Passano gli anni, cambiano le ere, finiscono i cicli, ma si perpetua di continuo una cattiva abitudine, quasi congenita, della SSC Napoli ogni qualvolta una finestra di mercato si affaccia, vuoi che sia gennaio con il mercato di riparazione, vuoi che sia giugno quando si tratta di rinforzare l’intero organico. La nuova proprietà De Laurentiis avrà pur rinfrancato la società con il suo ingresso, con introiti adeguati, idee valide e decise a migliorarsi sempre, una gestione patrimoniale sana e invidiabile.
Ma sembra quasi aver contratto una sindrome dalla quale non riesce proprio a liberarsi quando bisogna acquistare giocatori: stiamo parlando di quella maledetta abitudine di improvvisare in chiave di mercato, senza mai studiare a tavolino con gli addetti ai lavori quali strategie percorrere, cercando di lanciare sin da subito le reti nell’oceano del calcio mondiale, per tirarle su quando è possibile concludere la trattativa, nelle date predisposte, senza girarsi intorno quando il mercato è bello che avviato e le trattative sono difficili, dispendiose e soprattutto condizionate da determinati fattori che inducono a giocare brutti scherzi sul prezzo del cartellino.
Non scopriamo certo l’acqua calda se diciamo che una società attenta e decisa a diventare prestigiosa si fonda su determinati principi fondamentali, uno dei quali è sicuramente la capacità di programmazione, il miglior modo per salvaguardare il futuro della squadra e di quello stesso patrimonio societario che è attualmente il fiore all’occhiello, ma che resta fine a se stesso se lo si gestisce in modo da renderlo la peggiore arma per convincere grandi calciatori ad accettare la causa azzurra.

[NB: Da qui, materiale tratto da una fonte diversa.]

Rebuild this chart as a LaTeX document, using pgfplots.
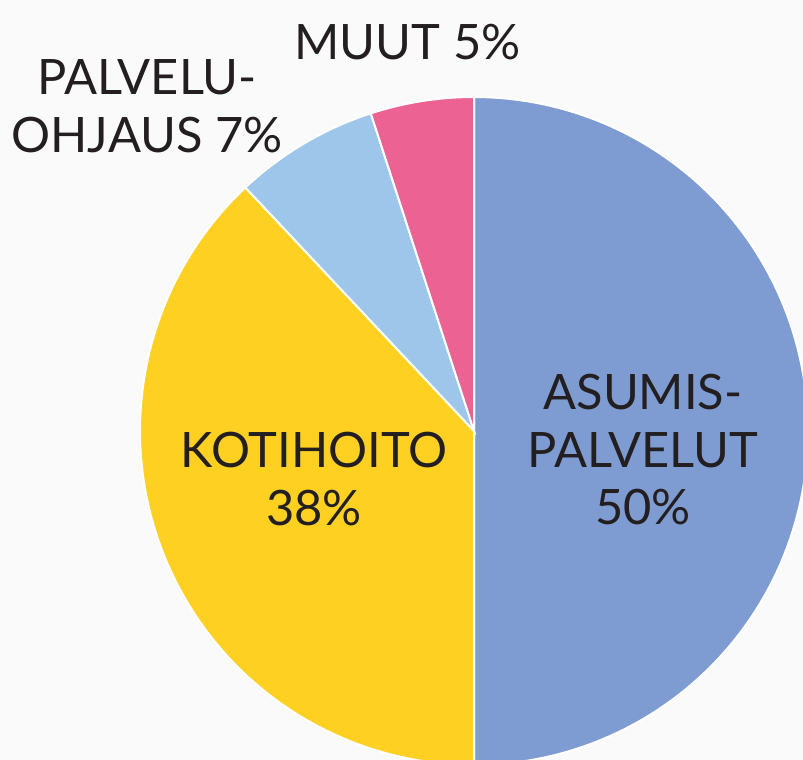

Oggi fare mercato senza aver tracciato delle basi in precedenza vuol dire consentire alle società proprietarie del cartellino dei giocatori di approfittare della necessità degli interessati di dover chiudere l’affare nello stretto giro di pochi giorni per poter alzare la posta e chiedere la luna, ipotesi resa ancor più accreditata quando le voci di corridoio hanno fatto trapelare delle precedenti rinunce e rifiuti ricevuti da altri obiettivi, e allora su col prezzo, con le pretese, con il gioco del rialzo, da parte di presidenti, direttori sportivi e relativi procuratori dei calciatori stessi, senza contare che lo stesso interessato fa di tutto per migliorare la posizione contrattuale precedente, dove percepiva un determinato stipendio e sente il bisogno di “sistemarsi” le tasche nella nuova società in cui andrà a giocare.
L’equazione appena delineata è molto semplice, ma nonostante la facilità di comprensione evidentemente non rientra nei parametri strutturali della società azzurra, che, a quanto pare, preferisce andare a bussare alla porta della squadra dove il calciatore nel mirino gioca per “elemosinare” il consenso, suo e della società, attraverso un’opera di convincimento basata sul principio del potere economico, spesso non sufficiente, poiché subentrano altri fattori altrettanto importanti, quali il blasone degli azzurri al cospetto della squadra che il calciatore interessato andrà a lasciare, l’ingaggio propinato, i diritti di immagine, senza contare gli altri cavilli contrattuali che determinano l’accettazione della proposta d’ingaggio.
E’ possibile mettersi a tavolino e discutere di tutti questi argomenti in un tempo obiettivamente sufficiente a non costringere il calciatore a dover giocoforza fare leva su un lungo “periodo di ambientamento” ? Perché dare un elemento a Benitez a metà gennaio, quando avrà necessariamente bisogno di integrarsi in meccanismi non semplici come quelli che il mister spagnolo normalmente mette in atto nel suo diktat tattico? Per quale arcano motivo non si mette in atto attraverso una chiara linea di mercato la strategia che si vuole perseguire, partendo dal presupposto che, mai come in questo periodo, il Napoli non ha problemi economici?
A queste domande purtroppo possiamo solamente dare risposte ipotizzabili, sulla base di esperienze regresse e facendo fede alla memoria storica che induce a pensare che, in un modo o nell’altro, non si riesce a costruire attraverso questa benedetta programmazione una solida e efficiente modalità di acquisto dei calciatori a cui si è interessati, tenendo a mente anche così si vincono i campionati. “Io non ci sto” con questa gestione improvvisata di un mercato che avrebbe la necessità di migliorare la squadra in modo da dare ancora qualche chance di rimonta su Roma e Juve, mentre la sensazione è quella di voler semplicemente sondare determinate situazioni valide e a buon mercato, per fiutare l’affare e mettere a segno il colpo, dimenticando clamorosamente i principi con i quali bisognerebbe muoversi nello spietato mondo del calciomercato, fatto di procuratori-squali e società interessate a fare cassa a tutti i costi.